As to those people who argue that print is dead she says the answer isn’t a straight forward yes or no. “It is extremely complex given the changing world and with it, the types of print that are in demand,” says Smith. “The technological age has clearly had major impacts on various elements of print that were huge in years past, but have dwindled as society and computing moves on. Yet at the same time it has opened up other avenues and markets. 

“The internet has also enabled far easier connections to customers up and down the country and with the right product there is still a bright future in the industry. The tactile nature of high quality paper grades and the power of skilful print techniques to communicate and market effectively will be with us for many decades to come.”

Stephen Egerton

A chartered surveyor by qualification, Egerton joined the printing industry in 2011 after spending the bulk of his career in the corporate property world – at one point he was managing a portfolio of thousands of UK properties worth circa £5bn. Egerton, who is an expert in business analysis and cost management, was brought in as a consultant by Staffordshire-based B3 trade print house KJB UK in 2011 after it noticed its margins were declining rapidly. 

“As a result of the analysis, we saw that B3 work was being poached by B2 and digital,” says Egerton. He recommended the company invest in digital equipment and thanks to the investment KJB enjoyed a “massive growth spurt”. 

KJB’s owners were so impressed by his insights that Egerton was invited to join the business as a director. His appointment coincided with a significant period of activity at the printing company.

To start with there was a frenzy of investment in new equipment from 2011-16, which allowed KJB to bring a significant volume of work in-house.

Then, in 2017, the company made its first business acquisition, snapping up Shrewsbury-based wide-format specialist Creative Digital Printing Solutions. The following year Egerton was at it again, this time buying Walsall-based WM Printing Solutions.

“Last year we did £4.45m [as a group] and in 2019 we’re forecasting £5.35m – that’s a £900,000 increase through organic growth,” says Egerton.

And he’s not done there. Egerton, who today serves as group commercial director, says he’s looking for a further acquisition of a printing business with a turnover of between £400,000-£2m in the Midlands. 

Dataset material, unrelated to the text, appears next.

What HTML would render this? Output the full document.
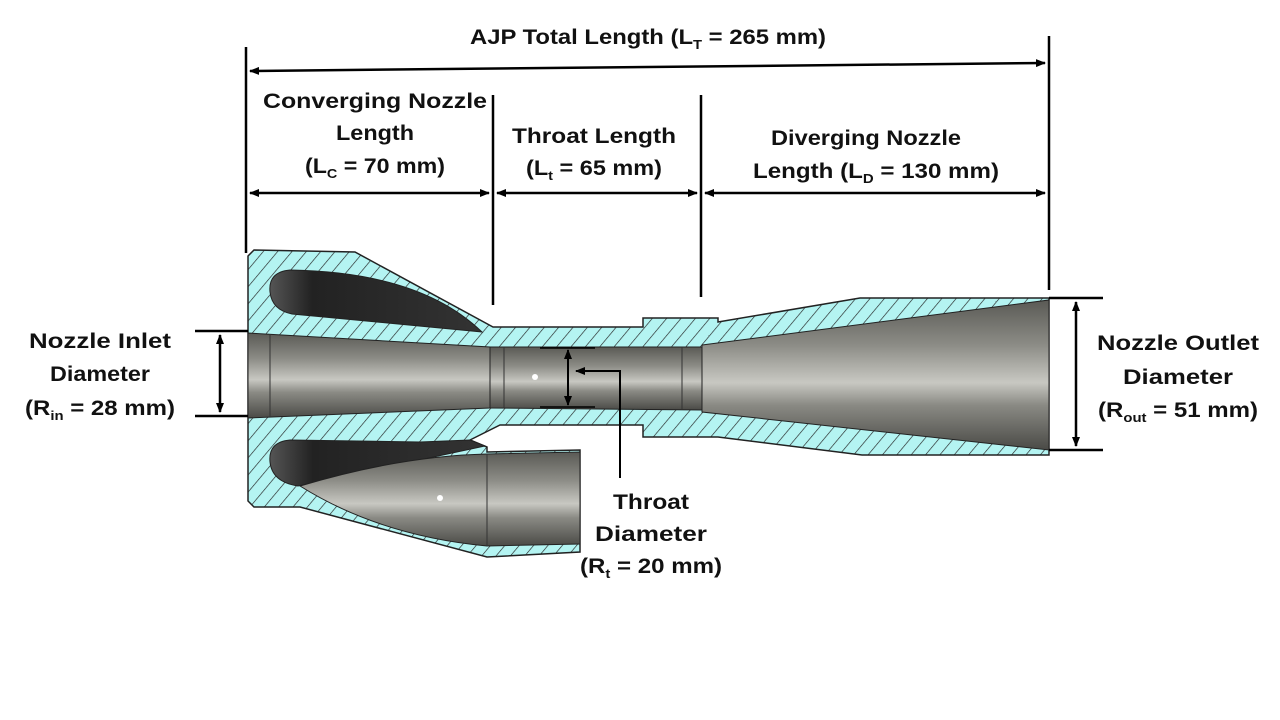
<!DOCTYPE html>
<html><head><meta charset="utf-8"><style>
html,body{margin:0;padding:0;background:#fff;}
svg{display:block}
text{font-family:"Liberation Sans",sans-serif;font-weight:bold;font-size:21px;fill:#111;text-anchor:middle}
</style></head><body>
<svg width="1280" height="720" viewBox="0 0 1280 720" xmlns="http://www.w3.org/2000/svg">
<defs>
<pattern id="h" patternUnits="userSpaceOnUse" width="11" height="11" patternTransform="rotate(40)">
<rect width="11" height="11" fill="#b4f4f2"/><line x1="0" y1="0" x2="0" y2="11" stroke="#222" stroke-width="1.3"/>
</pattern>
<linearGradient id="g" x1="0" y1="0" x2="0" y2="1">
<stop offset="0" stop-color="#5a5a55"/><stop offset="0.3" stop-color="#8c8c86"/><stop offset="0.55" stop-color="#c8c8c2"/><stop offset="0.7" stop-color="#8a8a84"/><stop offset="1" stop-color="#4a4a46"/>
</linearGradient>
<linearGradient id="d" x1="0" y1="0" x2="1" y2="0">
<stop offset="0" stop-color="#555"/><stop offset="0.2" stop-color="#222"/><stop offset="1" stop-color="#333"/>
</linearGradient>
<marker id="a" markerWidth="10" markerHeight="8" refX="9" refY="4" orient="auto-start-reverse" markerUnits="userSpaceOnUse"><path d="M0,0 L10,4 L0,8 Z" fill="#000"/></marker>
</defs>

<!-- body hatch -->
<path d="M248,256 L254,250 L355,252 L493,327 L643,327 L643,318 L718,318 L718,322 L860,298 L1049,298 L1049,455 L862,455 L718,437 L643,437 L643,425 L500,425 L470,440 L487,447 L487,452 L580,450 L580,552 L487,557 L300,507 L254,507 L248,501 Z" fill="url(#h)" stroke="#222" stroke-width="1.5"/>
<!-- upper cavity -->
<path d="M290,270 Q268,272 270,292 Q272,310 292,314 L482,332 Q420,272 290,270 Z" fill="url(#d)" stroke="#222" stroke-width="1"/>
<!-- lower cavity + side pipe -->
<path d="M290,440 Q268,442 270,462 Q272,482 298,486 L485,446 L470,440 L420,442 Z" fill="url(#d)" stroke="#222" stroke-width="1"/>
<path d="M300,486 Q400,456 487,454 L580,452 L580,544 L487,546 Q380,536 300,486 Z" fill="url(#g)" stroke="#222" stroke-width="1"/>
<line x1="487" y1="454" x2="487" y2="546" stroke="#333"/>
<circle cx="440" cy="498" r="3" fill="#fff"/>
<!-- bores -->
<path d="M248,333 L490,347 L490,408 L248,418 Z" fill="url(#g)" stroke="#222" stroke-width="1"/>
<line x1="270" y1="334" x2="270" y2="417" stroke="#333"/>
<path d="M490,347 L702,347 L702,410 L490,408 Z" fill="url(#g)" stroke="#222" stroke-width="1"/>
<line x1="504" y1="347" x2="504" y2="408" stroke="#333"/>
<line x1="682" y1="347" x2="682" y2="409" stroke="#333"/>
<circle cx="535" cy="377" r="3" fill="#fff"/>
<path d="M702,345 L1049,300 L1049,450 L702,412 Z" fill="url(#g)" stroke="#222" stroke-width="1"/>

<!-- dimension lines -->
<g stroke="#000" stroke-width="2.5" fill="none">
<line x1="246" y1="47" x2="246" y2="253"/>
<line x1="1049" y1="36" x2="1049" y2="290"/>
<line x1="493" y1="95" x2="493" y2="305"/>
<line x1="701" y1="95" x2="701" y2="297"/>
<line x1="250" y1="71" x2="1045" y2="63" marker-start="url(#a)" marker-end="url(#a)"/>
<line x1="250" y1="193" x2="489" y2="193" marker-start="url(#a)" marker-end="url(#a)"/>
<line x1="497" y1="193" x2="697" y2="193" marker-start="url(#a)" marker-end="url(#a)"/>
<line x1="705" y1="193" x2="1045" y2="193" marker-start="url(#a)" marker-end="url(#a)"/>
<line x1="195" y1="331" x2="248" y2="331"/>
<line x1="195" y1="416" x2="248" y2="416"/>
<line x1="220" y1="335" x2="220" y2="412" marker-start="url(#a)" marker-end="url(#a)"/>
<line x1="1049" y1="298" x2="1103" y2="298"/>
<line x1="1049" y1="450" x2="1103" y2="450"/>
<line x1="1076" y1="302" x2="1076" y2="446" marker-start="url(#a)" marker-end="url(#a)"/>
<line x1="568" y1="350" x2="568" y2="405" marker-start="url(#a)" marker-end="url(#a)" stroke-width="2"/>
<polyline points="620,478 620,371 576,371" marker-end="url(#a)" stroke-width="2"/>
</g>
<line x1="540" y1="348" x2="595" y2="348" stroke="#000" stroke-width="1.5"/>
<line x1="540" y1="407" x2="595" y2="407" stroke="#000" stroke-width="1.5"/>

<!-- labels -->
<text x="648" y="44" textLength="356" lengthAdjust="spacingAndGlyphs">AJP Total Length (L<tspan font-size="13" dy="5">T</tspan><tspan dy="-5"> = 265 mm)</tspan></text>
<text x="375" y="108" textLength="224" lengthAdjust="spacingAndGlyphs">Converging Nozzle</text>
<text x="375" y="140" textLength="78" lengthAdjust="spacingAndGlyphs">Length</text>
<text x="375" y="173" textLength="140" lengthAdjust="spacingAndGlyphs">(L<tspan font-size="13" dy="5">C</tspan><tspan dy="-5"> = 70 mm)</tspan></text>
<text x="594" y="143" textLength="164" lengthAdjust="spacingAndGlyphs">Throat Length</text>
<text x="594" y="175" textLength="136" lengthAdjust="spacingAndGlyphs">(L<tspan font-size="13" dy="5">t</tspan><tspan dy="-5"> = 65 mm)</tspan></text>
<text x="866" y="145" textLength="190" lengthAdjust="spacingAndGlyphs">Diverging Nozzle</text>
<text x="876" y="178" textLength="246" lengthAdjust="spacingAndGlyphs">Length (L<tspan font-size="13" dy="5">D</tspan><tspan dy="-5"> = 130 mm)</tspan></text>
<text x="100" y="348" textLength="142" lengthAdjust="spacingAndGlyphs">Nozzle Inlet</text>
<text x="100" y="381" textLength="100" lengthAdjust="spacingAndGlyphs">Diameter</text>
<text x="100" y="415" textLength="150" lengthAdjust="spacingAndGlyphs">(R<tspan font-size="13" dy="5">in</tspan><tspan dy="-5"> = 28 mm)</tspan></text>
<text x="1178" y="350" textLength="162" lengthAdjust="spacingAndGlyphs">Nozzle Outlet</text>
<text x="1178" y="384" textLength="110" lengthAdjust="spacingAndGlyphs">Diameter</text>
<text x="1178" y="417" textLength="160" lengthAdjust="spacingAndGlyphs">(R<tspan font-size="13" dy="5">out</tspan><tspan dy="-5"> = 51 mm)</tspan></text>
<text x="651" y="509" textLength="76" lengthAdjust="spacingAndGlyphs">Throat</text>
<text x="651" y="541" textLength="112" lengthAdjust="spacingAndGlyphs">Diameter</text>
<text x="651" y="573" textLength="142" lengthAdjust="spacingAndGlyphs">(R<tspan font-size="13" dy="5">t</tspan><tspan dy="-5"> = 20 mm)</tspan></text>
</svg>
</body></html>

“Our business model is hub and spoke. The KJB group is the hub that does all of the HR, finance, credit and procurement. That supports the other production sites, wherever they may be. This model allows us to be more streamlined and efficient and the turnover per employee is better.”

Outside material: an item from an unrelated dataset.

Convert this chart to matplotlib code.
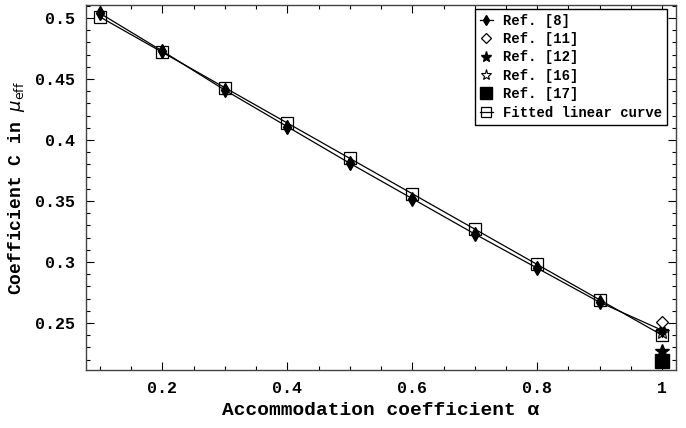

To Egerton, the key to future survival in the printing industry is scale and commercial awareness. “Those that aren’t prepared to evolve and fail to acknowledge that scale is important will not survive,” he adds. “But print will never be dead because we produce a tactile product that is required.” 

Zoe Deadman

Former TV journalist Deadman grew up immersed in the printing industry. As a child her mother, Terrye Teverson, who bought KCS Print in Cornwall nearly 30 years ago having spent five years as managing director of the business, would regularly discuss the industry’s fortunes with Deadman’s father over dinner. 

Deadman joined her mother at the Launceston-based print firm in 2013. She readily admits she didn’t think she would stick around for the long term.

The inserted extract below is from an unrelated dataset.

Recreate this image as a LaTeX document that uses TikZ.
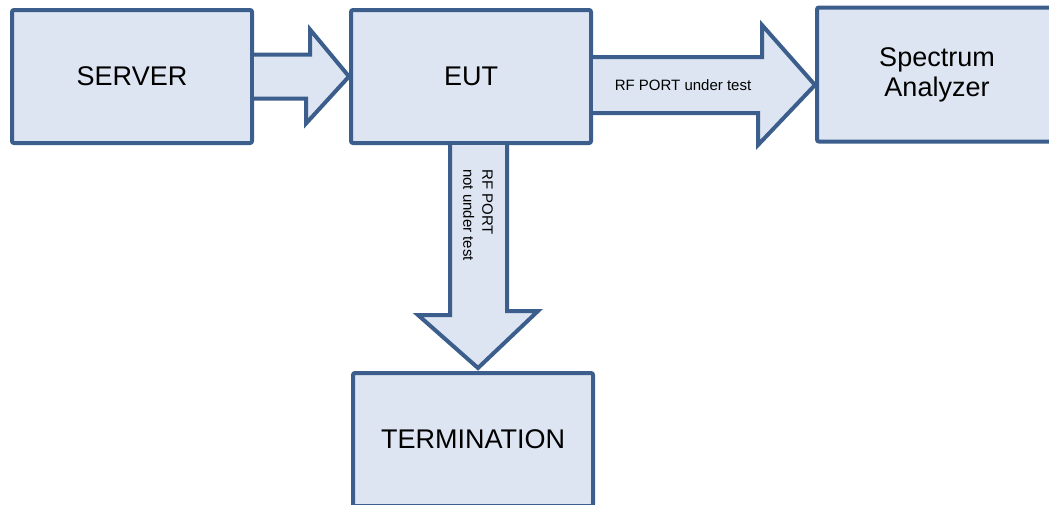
\documentclass[tikz,border=0pt]{standalone}
\usepackage{fontspec}
\setmainfont{Liberation Sans}
\usetikzlibrary{calc}
\definecolor{boxline}{RGB}{59,94,140}
\definecolor{boxfill}{RGB}{221,229,242}
\tikzset{
  unit/.style={draw=boxline,fill=boxfill,line width=4pt,rounded corners=2pt,
    minimum width=240pt,minimum height=133pt,inner sep=0pt,align=center,
    font=\fontsize{27}{30}\selectfont},
  blockarrow/.style={draw=boxline,fill=boxfill,line width=4pt,line join=miter},
  portlabel/.style={inner sep=0pt,font=\fontsize{15}{19}\selectfont}
}
\begin{document}
\begin{tikzpicture}[x=1pt,y=-1pt]
\useasboundingbox (0,0) rectangle (1049,504);
\clip (0,0) rectangle (1049,504);

\node[unit] (server) at (132,76.5) {SERVER};
\node[unit] (eut) at (471,76.5) {EUT};
\node[unit,minimum height=134pt] (sa) at (937,74.5) {Spectrum\\Analyzer};
\node[unit] (term) at (473,439.5) {TERMINATION};

% block arrows, left open at the tail
\draw[blockarrow] ($(server.east)+(0,-22)$) -- ++(56,0) -- ++(0,-25) -- (eut.west)
  -- ++(-43,47) -- ++(0,-25) -- ($(server.east)+(0,22)$);
\draw[blockarrow] ($(eut.east)+(0,-19.5)$) -- ++(169,0) -- ++(0,-32) -- ($(sa.west)+(0,10.5)$)
  -- ++(-57,60) -- ++(0,-32) -- ($(eut.east)+(0,36.5)$);
\draw[blockarrow] ($(eut.south)+(-21,0)$) -- ++(0,170) -- ++(-32,0) -- ($(term.north)+(5,-3)$)
  -- ++(60,-57) -- ++(-31,0) -- ($(eut.south)+(36,0)$);

\node[portlabel] (testport) at ($(eut.east)+(90,8.5)$) {RF PORT under test};
\node[portlabel,rotate=-90,anchor=north west,align=left] (idleport) at ($(eut.south)+(22,24)$)
  {RF PORT\\not under test};

\end{tikzpicture}
\end{document}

“I started here working in sales and I enjoyed the role much more than I thought I would,” says Deadman. “I realised that, especially in our sector, it is far more about building relationships than ‘sales’ in the traditional sense.”

During the first five years of her employment Deadman says she got to know the company’s close network of customers well. Then in 2018 the opportunity to take over as managing director of KCS presented itself after her mother decided to step down to fulfil a lifelong ambition to study a fine arts degree at Falmouth University.

“When the idea was mentioned of me taking over the business it felt like a privilege to have the opportunity to build on my mum’s legacy, but there was no pressure put on me – it was something I felt excited to do,” says Deadman.

She says that in order to stay ahead in the print sector you have to be “dynamic, focused on the future and constantly looking to evolve”. Deadman doesn’t think that print is dead – it’s just undergoing an evolution.

“We constantly have an eye on the future, and it’s not necessarily going to be an easy ride, but I feel proud of our achievements and I don’t see any reason that we can’t go from strength to strength,” adds Deadman.

Richard and Julie Bennett

Print’s newest power couple bought their first printing business in 2018 when they inked a deal to acquire Newcastle Print Solutions. Months later they were at it again, snapping up Hartlepool-based Atkinson Print in February this year.

And that’s not the end of their acquisition spree, according to Richard Bennett, who has a background in environmental chemistry. 

“We’re looking for more,” says Bennett. “The printing industry is ripe for consolidation. I’d like to acquire more because I’d like to have a bigger piece of the market purely for diversity. What we’ve got is a great start and I’m really pleased with it.”

He concedes that print is of course a competitive marketplace at the moment, but Bennett believes there is a place for companies that do the right thing by their staff and customers.

“Some people may say print is dead, but is it? I can still see plenty of requirements for print and what companies like ourselves are trying to do is adapt the latest technologies and move with customer demand. The traditional stuff may be in decline, but we don’t see digital declining.” 

He thinks the key to longevity is offering high levels of service and good quality products. “If you get those elements right then you should do alright,” says Bennett. “If you’re going to chase work at a loss leader you’ve got no chance.”

Jamie Bowes

Finally, let’s turn to someone who fell into print by chance, and went on to establish a successful sign and graphics business.

Edinburgh-based Bowes started his print career offering taxi advertising produced from his home back in 2004. The cab driver believed there was a huge opportunity to sell space on taxis.

“I thought I would start this company selling taxi advertising and just try and make £20,000-£30,000, have a company car and then do the taxi driving work on the side, but I ended up doing this full time,” says Bowes. 

From tiny acorns great oaks grow and today Bowes’ business First Display produces all manner of printed collateral, including signage and of course taxi advertising. Five years ago the business moved from a 170m² facility to 700m² premises and Bowes now employs 14 people. 

“It’s been a complete evolution,” he says. “We’re 15 years old in a couple of months’ time and we have a core of staff who are fantastic and really make the business.” 

Over the years Bowes has continued to invest in new technology and although he concedes that the market is tough he doesn’t for one second believe that print’s dead. “The market is so vibrant and I think there is a huge opportunity for print,” says Bowes.